— PROBLEM DETAILS —
Reproduce the full listing below unchanged, apart from the pictures.

— RECORDED DATA —
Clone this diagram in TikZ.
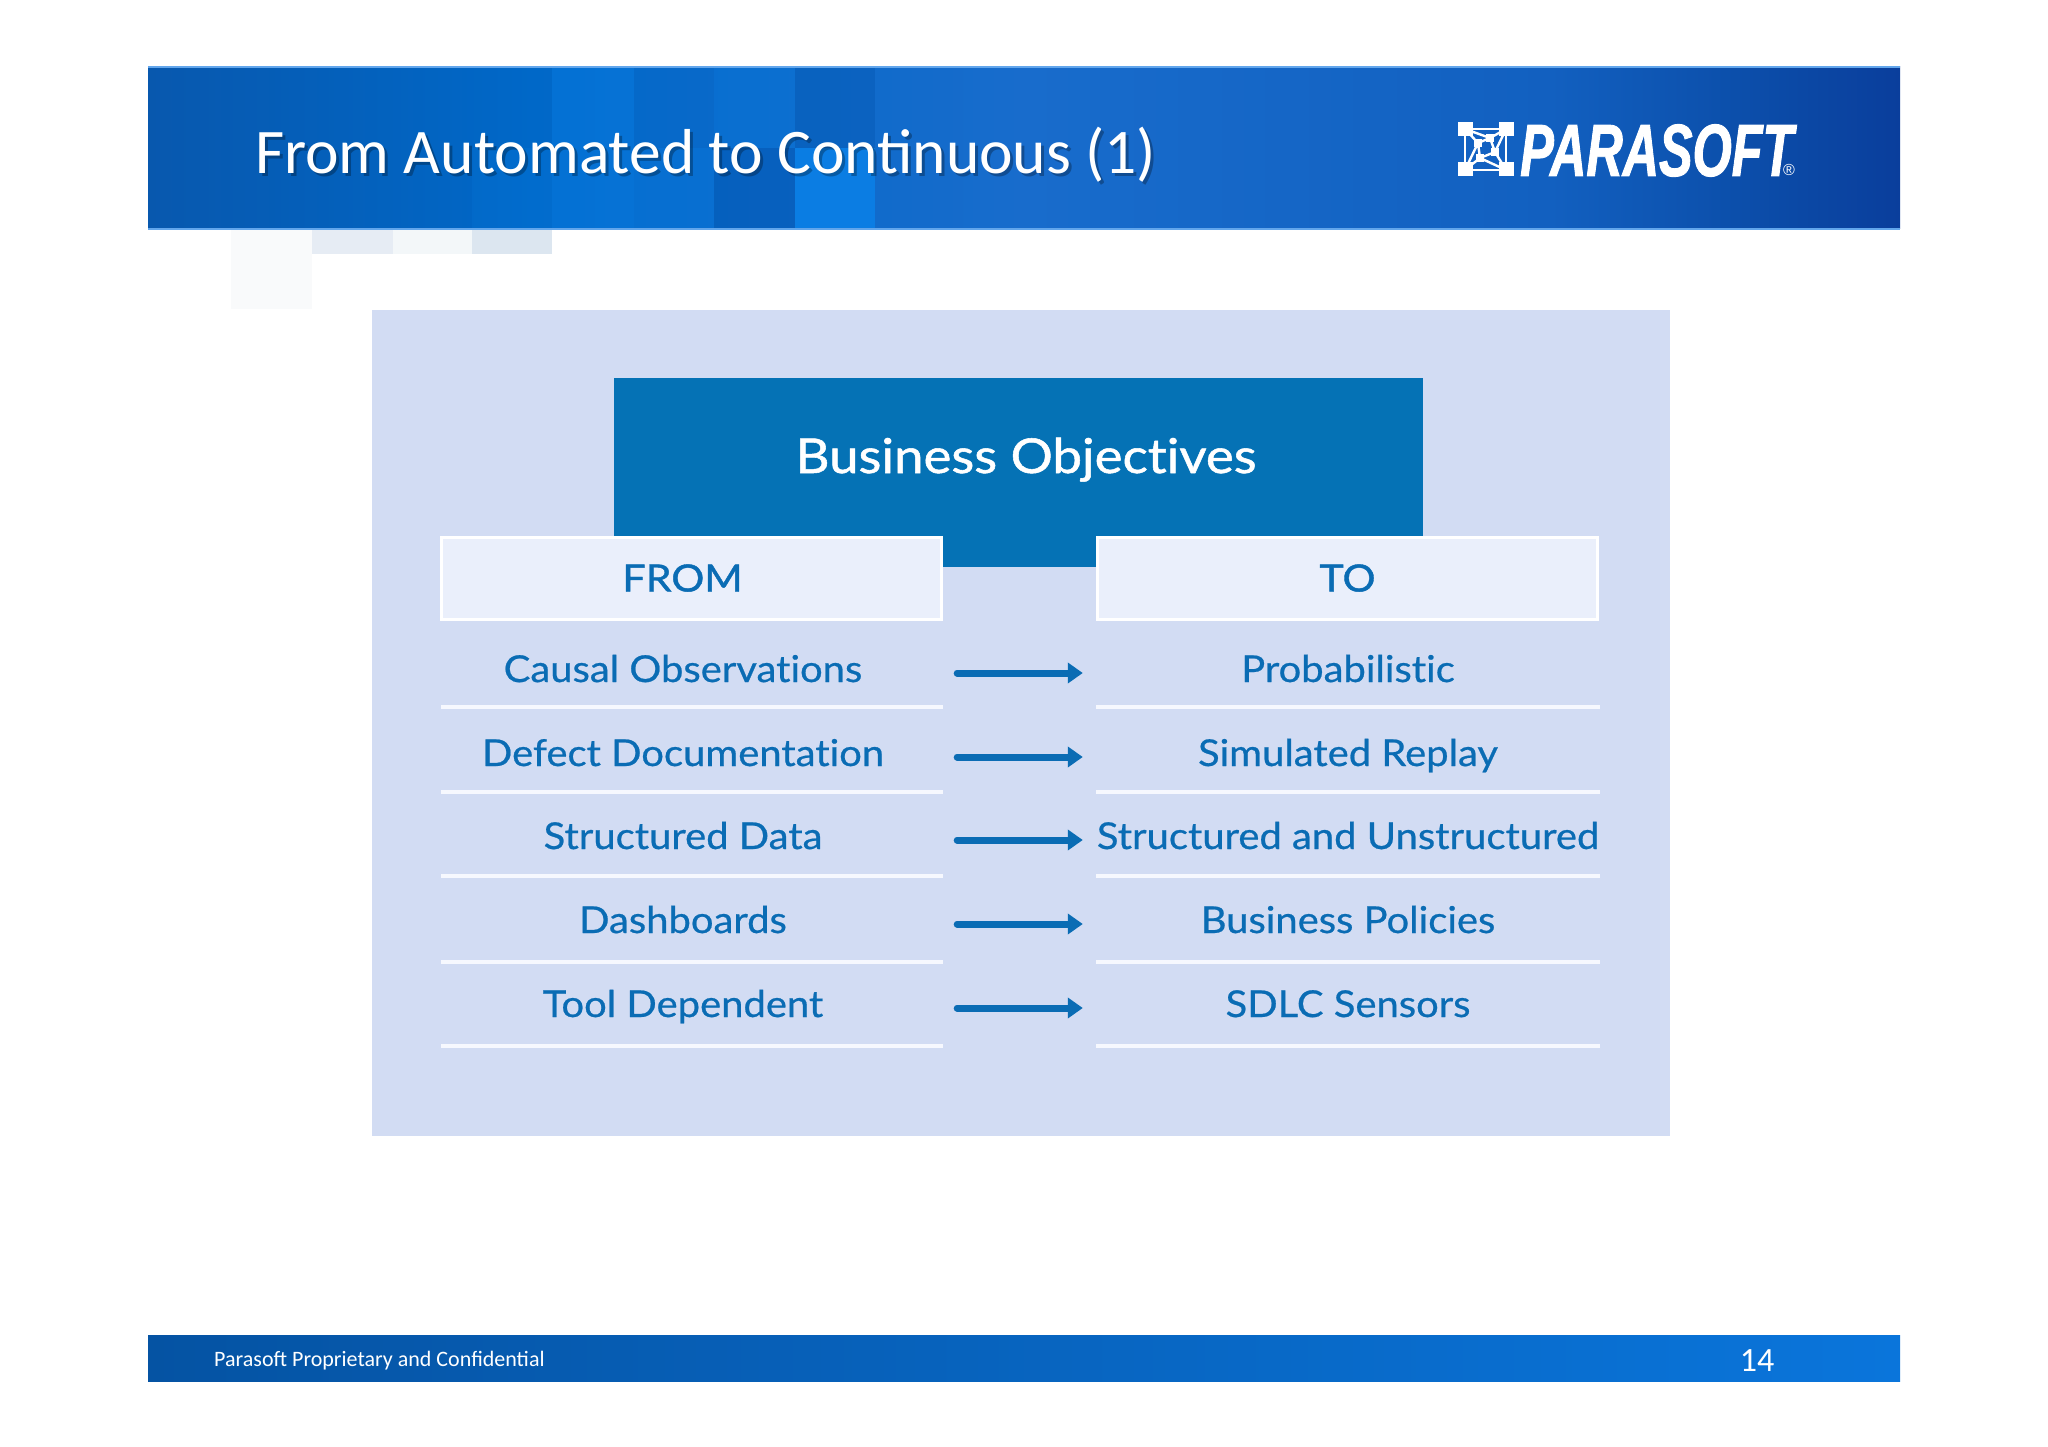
\documentclass[tikz,border=0pt]{standalone}
\usepackage{fontspec}
\usetikzlibrary{arrows.meta}
\setmainfont{Carlito}
\newfontfamily\tablefont[FakeBold=0.6,FakeStretch=1.08,Ligatures=CommonOff]{Lato}
\newfontfamily\headfont[FakeBold=1.1,FakeStretch=1.1,Ligatures=CommonOff]{Lato}
\newfontfamily\logofont[BoldItalicFeatures={FakeStretch=0.68,FakeBold=1.2}]{Liberation Sans}
\newcommand{\fsz}[1]{\fontsize{#1}{#1}\selectfont}
\definecolor{panelblue}{HTML}{D2DCF3}
\definecolor{cellblue}{HTML}{EAEFFB}
\definecolor{inkblue}{HTML}{0A6CB4}
\definecolor{darkbox}{HTML}{0572B5}
\definecolor{rulewhite}{HTML}{F6F8FE}
\definecolor{edgeblue}{HTML}{62A6EC}
\definecolor{tileA}{HTML}{F9FAFB}
\definecolor{tileB}{HTML}{E6ECF4}
\definecolor{tileC}{HTML}{F3F7F9}
\definecolor{tileD}{HTML}{DCE6F0}
\definecolor{bnA}{HTML}{0858AE}
\definecolor{bnB}{HTML}{0068C8}
\definecolor{bnC}{HTML}{186CCC}
\definecolor{bnD}{HTML}{1260C0}
\definecolor{bnE}{HTML}{0C50AC}
\definecolor{bnF}{HTML}{0A3E9C}
\definecolor{ftA}{HTML}{0553A3}
\definecolor{ftB}{HTML}{0A75DB}
\definecolor{brightblue}{HTML}{0A84EC}
\definecolor{deepblue}{HTML}{0050A8}
\pgfdeclarehorizontalshading{bannershade}{100bp}{
 color(0bp)=(bnA);
 color(25bp)=(bnA);
 color(36bp)=(bnB);
 color(50bp)=(bnC);
 color(65bp)=(bnD);
 color(70bp)=(bnE);
 color(75bp)=(bnF);
 color(100bp)=(bnF)}
\pgfdeclarehorizontalshading{footershade}{100bp}{
 color(0bp)=(ftA);
 color(25bp)=(ftA);
 color(75bp)=(ftB);
 color(100bp)=(ftB)}
\tikzset{
 x=1pt,y=-1pt,
 lighter/.style={fill=brightblue,fill opacity=#1,draw=none},
 darker/.style={fill=deepblue,fill opacity=#1,draw=none},
 pale/.style={fill=#1,draw=none},
 headcell/.style={rectangle,fill=cellblue,draw=white,line width=3pt,minimum width=500pt,minimum height=82pt,inner sep=0pt,text=inkblue,font=\headfont\fsz{37.5},text height=30pt,text depth=4pt},
 cell/.style={rectangle,inner sep=0pt,text=inkblue,font=\tablefont\fsz{37},text height=29pt,text depth=11pt,minimum width=520pt},
 flow/.style={draw=inkblue,line width=7pt,line cap=round,-{Triangle[length=15pt,width=20pt]}},
 rowrule/.style={draw=rulewhite,line width=4pt},
 iconpart/.style={fill=white,draw=none},
 iconline/.style={draw=white,line width=2.4pt},
}
\begin{document}
\begin{tikzpicture}
\useasboundingbox (0,0) rectangle (2048,1447);
\fill[white] (0,0) rectangle (2048,1447);
% header banner
\shade[shading=bannershade] (148,67) rectangle (1900,229);
\fill[lighter=.15] (472,148) rectangle (552,229);
\fill[lighter=.35] (552,67) rectangle (634,229);
\fill[lighter=.25] (634,148) rectangle (714,229);
\fill[darker=.35] (714,148) rectangle (795,229);
\fill[lighter=.20] (714,67) rectangle (795,148);
\fill[darker=.30] (795,67) rectangle (875,148);
\fill[lighter=.75] (795,148) rectangle (875,229);
\draw[edgeblue,line width=1.2pt] (148,67) -- (1900,67) (148,229) -- (1900,229);
% pale tiles below banner
\fill[pale=tileA] (231,230) rectangle (312,309);
\fill[pale=tileB] (312,230) rectangle (393,254);
\fill[pale=tileC] (393,230) rectangle (472,254);
\fill[pale=tileD] (472,230) rectangle (552,254);
% title
\node[anchor=base west,inner sep=0pt,text=black,opacity=.28,font=\fsz{63.5}] (titleshade) at (258,177) {From Automated to Continuous (1)};
\node[anchor=base west,inner sep=0pt,text=white,font=\fsz{63.5}] (title) at (255,174) {From Automated to Continuous (1)};
% logo mark
\foreach \cx/\cy in {1465.5/129,1506/129,1465.5/169.5,1506/169.5}
  \fill[iconpart] (\cx-7.5,\cy-7) rectangle (\cx+7.5,\cy+7);
\draw[iconline] (1465,129) rectangle (1506,170);
\draw[iconline] (1465,129) -- (1490,138) -- (1506,129) (1506,129) -- (1495,152) -- (1506,170)
  (1506,170) -- (1480,158) -- (1465,170) (1465,170) -- (1478,143) -- (1465,129)
  (1478,143) -- (1490,138) -- (1495,152) -- (1480,158) -- cycle;
\foreach \cx/\cy in {1478/143,1480/158,1495/152,1490/138}
  \fill[iconpart] (\cx-4,\cy-4) rectangle (\cx+4,\cy+4);
\node[anchor=base west,inner sep=0pt,text=white,font=\logofont\bfseries\itshape\fsz{74}] (logotext) at (1520,176) {PARASOFT};
\node[anchor=center,inner sep=0pt,text=white,font=\logofont\fsz{16}] (logoreg) at (1789,170) {®};
% panel
\fill[panelblue] (372,310) rectangle (1670,1136);
\node[rectangle,fill=darkbox,draw=none,inner sep=0pt,minimum width=809pt,minimum height=189pt] (bizbox) at (1018.5,472.5) {};
\node[anchor=base,inner sep=0pt,text=white,font=\headfont\fsz{48}] (biztext) at (1026,473) {Business Objectives};
\node[headcell] (fromhead) at (691.5,578.5) {\hspace*{-18pt}FROM};
\node[headcell] (tohead) at (1347.5,578.5) {TO};
% rows
\node[cell] (f1) at (683,673) {Causal Observations};
\node[cell] (f2) at (683,757) {Defect Documentation};
\node[cell] (f3) at (683,840) {Structured Data};
\node[cell] (f4) at (683,924) {Dashboards};
\node[cell] (f5) at (683,1008) {Tool Dependent};
\node[cell] (t1) at (1348,673) {Probabilistic};
\node[cell] (t2) at (1348,757) {Simulated Replay};
\node[cell] (t3) at (1348,840) {Structured and Unstructured};
\node[cell] (t4) at (1348,924) {Business Policies};
\node[cell] (t5) at (1348,1008) {SDLC Sensors};
\foreach \n in {1,...,5}
  \draw[flow,shorten <=14pt,shorten >=5pt] (f\n.east) -- (t\n.west);
\foreach \ry in {707,792,876,962,1046}{
  \draw[rowrule] (441,\ry) -- (943,\ry);
  \draw[rowrule] (1096,\ry) -- (1600,\ry);
}
% footer
\shade[shading=footershade] (148,1335) rectangle (1900,1381);
\node[anchor=base west,inner sep=0pt,text=white,font=\fsz{22}] (footleft) at (214,1366) {Parasoft Proprietary and Confidential};
\node[anchor=base,inner sep=0pt,text=white,font=\fsz{34}] (pagenum) at (1757,1371) {14};
\end{tikzpicture}
\end{document}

— FINAL RESULT —
Clone this diagram in TikZ.
\documentclass[tikz,border=0pt]{standalone}
\usepackage{fontspec}
\usetikzlibrary{arrows.meta}
\setmainfont{Carlito}
\newfontfamily\tablefont[FakeBold=0.6,FakeStretch=1.08,Ligatures=CommonOff]{Lato}
\newfontfamily\headfont[FakeBold=1.1,FakeStretch=1.1,Ligatures=CommonOff]{Lato}
\newfontfamily\logofont[BoldItalicFeatures={FakeStretch=0.68,FakeBold=1.2}]{Liberation Sans}
\newcommand{\fsz}[1]{\fontsize{#1}{#1}\selectfont}
\definecolor{panelblue}{HTML}{D2DCF3}
\definecolor{cellblue}{HTML}{EAEFFB}
\definecolor{inkblue}{HTML}{0A6CB4}
\definecolor{darkbox}{HTML}{0572B5}
\definecolor{rulewhite}{HTML}{F6F8FE}
\definecolor{edgeblue}{HTML}{62A6EC}
\definecolor{tileA}{HTML}{F9FAFB}
\definecolor{tileB}{HTML}{E6ECF4}
\definecolor{tileC}{HTML}{F3F7F9}
\definecolor{tileD}{HTML}{DCE6F0}
\definecolor{bnA}{HTML}{0858AE}
\definecolor{bnB}{HTML}{0068C8}
\definecolor{bnC}{HTML}{186CCC}
\definecolor{bnD}{HTML}{1260C0}
\definecolor{bnE}{HTML}{0C50AC}
\definecolor{bnF}{HTML}{0A3E9C}
\definecolor{ftA}{HTML}{0553A3}
\definecolor{ftB}{HTML}{0A75DB}
\definecolor{brightblue}{HTML}{0A84EC}
\definecolor{deepblue}{HTML}{0050A8}
\pgfdeclarehorizontalshading{bannershade}{100bp}{
 color(0bp)=(bnA);
 color(25bp)=(bnA);
 color(36bp)=(bnB);
 color(50bp)=(bnC);
 color(65bp)=(bnD);
 color(70bp)=(bnE);
 color(75bp)=(bnF);
 color(100bp)=(bnF)}
\pgfdeclarehorizontalshading{footershade}{100bp}{
 color(0bp)=(ftA);
 color(25bp)=(ftA);
 color(75bp)=(ftB);
 color(100bp)=(ftB)}
\tikzset{
 x=1pt,y=-1pt,
 lighter/.style={fill=brightblue,fill opacity=#1,draw=none},
 darker/.style={fill=deepblue,fill opacity=#1,draw=none},
 pale/.style={fill=#1,draw=none},
 headcell/.style={rectangle,fill=cellblue,draw=white,line width=3pt,minimum width=500pt,minimum height=82pt,inner sep=0pt,text=inkblue,font=\headfont\fsz{37.5},text height=30pt,text depth=4pt},
 cell/.style={rectangle,inner sep=0pt,text=inkblue,font=\tablefont\fsz{37},text height=29pt,text depth=11pt,minimum width=520pt},
 flow/.style={draw=inkblue,line width=7pt,line cap=round,-{Triangle[length=15pt,width=20pt]}},
 rowrule/.style={draw=rulewhite,line width=4pt},
 iconpart/.style={fill=white,draw=none},
 iconline/.style={draw=white,line width=2.4pt},
}
\begin{document}
\begin{tikzpicture}
\useasboundingbox (0,0) rectangle (2048,1447);
\fill[white] (0,0) rectangle (2048,1447);
% header banner
\shade[shading=bannershade] (148,67) rectangle (1900,229);
\fill[lighter=.15] (472,148) rectangle (552,229);
\fill[lighter=.35] (552,67) rectangle (634,229);
\fill[lighter=.25] (634,148) rectangle (714,229);
\fill[darker=.35] (714,148) rectangle (795,229);
\fill[lighter=.20] (714,67) rectangle (795,148);
\fill[darker=.30] (795,67) rectangle (875,148);
\fill[lighter=.75] (795,148) rectangle (875,229);
\draw[edgeblue,line width=1.2pt] (148,67) -- (1900,67) (148,229) -- (1900,229);
% pale tiles below banner
\fill[pale=tileA] (231,230) rectangle (312,309);
\fill[pale=tileB] (312,230) rectangle (393,254);
\fill[pale=tileC] (393,230) rectangle (472,254);
\fill[pale=tileD] (472,230) rectangle (552,254);
% title
\node[anchor=base west,inner sep=0pt,text=black,opacity=.28,font=\fsz{63.5}] (titleshade) at (258,177) {From Automated to Continuous (1)};
\node[anchor=base west,inner sep=0pt,text=white,font=\fsz{63.5}] (title) at (255,174) {From Automated to Continuous (1)};
% logo mark
\foreach \cx/\cy in {1465.5/129,1506/129,1465.5/169.5,1506/169.5}
  \fill[iconpart] (\cx-7.5,\cy-7) rectangle (\cx+7.5,\cy+7);
\draw[iconline] (1465,129) rectangle (1506,170);
\draw[iconline] (1465,129) -- (1490,138) -- (1506,129) (1506,129) -- (1495,152) -- (1506,170)
  (1506,170) -- (1480,158) -- (1465,170) (1465,170) -- (1478,143) -- (1465,129)
  (1478,143) -- (1490,138) -- (1495,152) -- (1480,158) -- cycle;
\foreach \cx/\cy in {1478/143,1480/158,1495/152,1490/138}
  \fill[iconpart] (\cx-4,\cy-4) rectangle (\cx+4,\cy+4);
\node[anchor=base west,inner sep=0pt,text=white,font=\logofont\bfseries\itshape\fsz{74}] (logotext) at (1520,176) {PARASOFT};
\node[anchor=center,inner sep=0pt,text=white,font=\logofont\fsz{16}] (logoreg) at (1789,170) {®};
% panel
\fill[panelblue] (372,310) rectangle (1670,1136);
\node[rectangle,fill=darkbox,draw=none,inner sep=0pt,minimum width=809pt,minimum height=189pt] (bizbox) at (1018.5,472.5) {};
\node[anchor=base,inner sep=0pt,text=white,font=\headfont\fsz{48}] (biztext) at (1026,473) {Business Objectives};
\node[headcell] (fromhead) at (691.5,578.5) {\hspace*{-18pt}FROM};
\node[headcell] (tohead) at (1347.5,578.5) {TO};
% rows
\node[cell] (f1) at (683,673) {Causal Observations};
\node[cell] (f2) at (683,757) {Defect Documentation};
\node[cell] (f3) at (683,840) {Structured Data};
\node[cell] (f4) at (683,924) {Dashboards};
\node[cell] (f5) at (683,1008) {Tool Dependent};
\node[cell] (t1) at (1348,673) {Probabilistic};
\node[cell] (t2) at (1348,757) {Simulated Replay};
\node[cell] (t3) at (1348,840) {Structured and Unstructured};
\node[cell] (t4) at (1348,924) {Business Policies};
\node[cell] (t5) at (1348,1008) {SDLC Sensors};
\foreach \n in {1,...,5}
  \draw[flow,shorten <=14pt,shorten >=5pt] (f\n.east) -- (t\n.west);
\foreach \ry in {707,792,876,962,1046}{
  \draw[rowrule] (441,\ry) -- (943,\ry);
  \draw[rowrule] (1096,\ry) -- (1600,\ry);
}
% footer
\shade[shading=footershade] (148,1335) rectangle (1900,1381);
\node[anchor=base west,inner sep=0pt,text=white,font=\fsz{22}] (footleft) at (214,1366) {Parasoft Proprietary and Confidential};
\node[anchor=base,inner sep=0pt,text=white,font=\fsz{34}] (pagenum) at (1757,1371) {14};
\end{tikzpicture}
\end{document}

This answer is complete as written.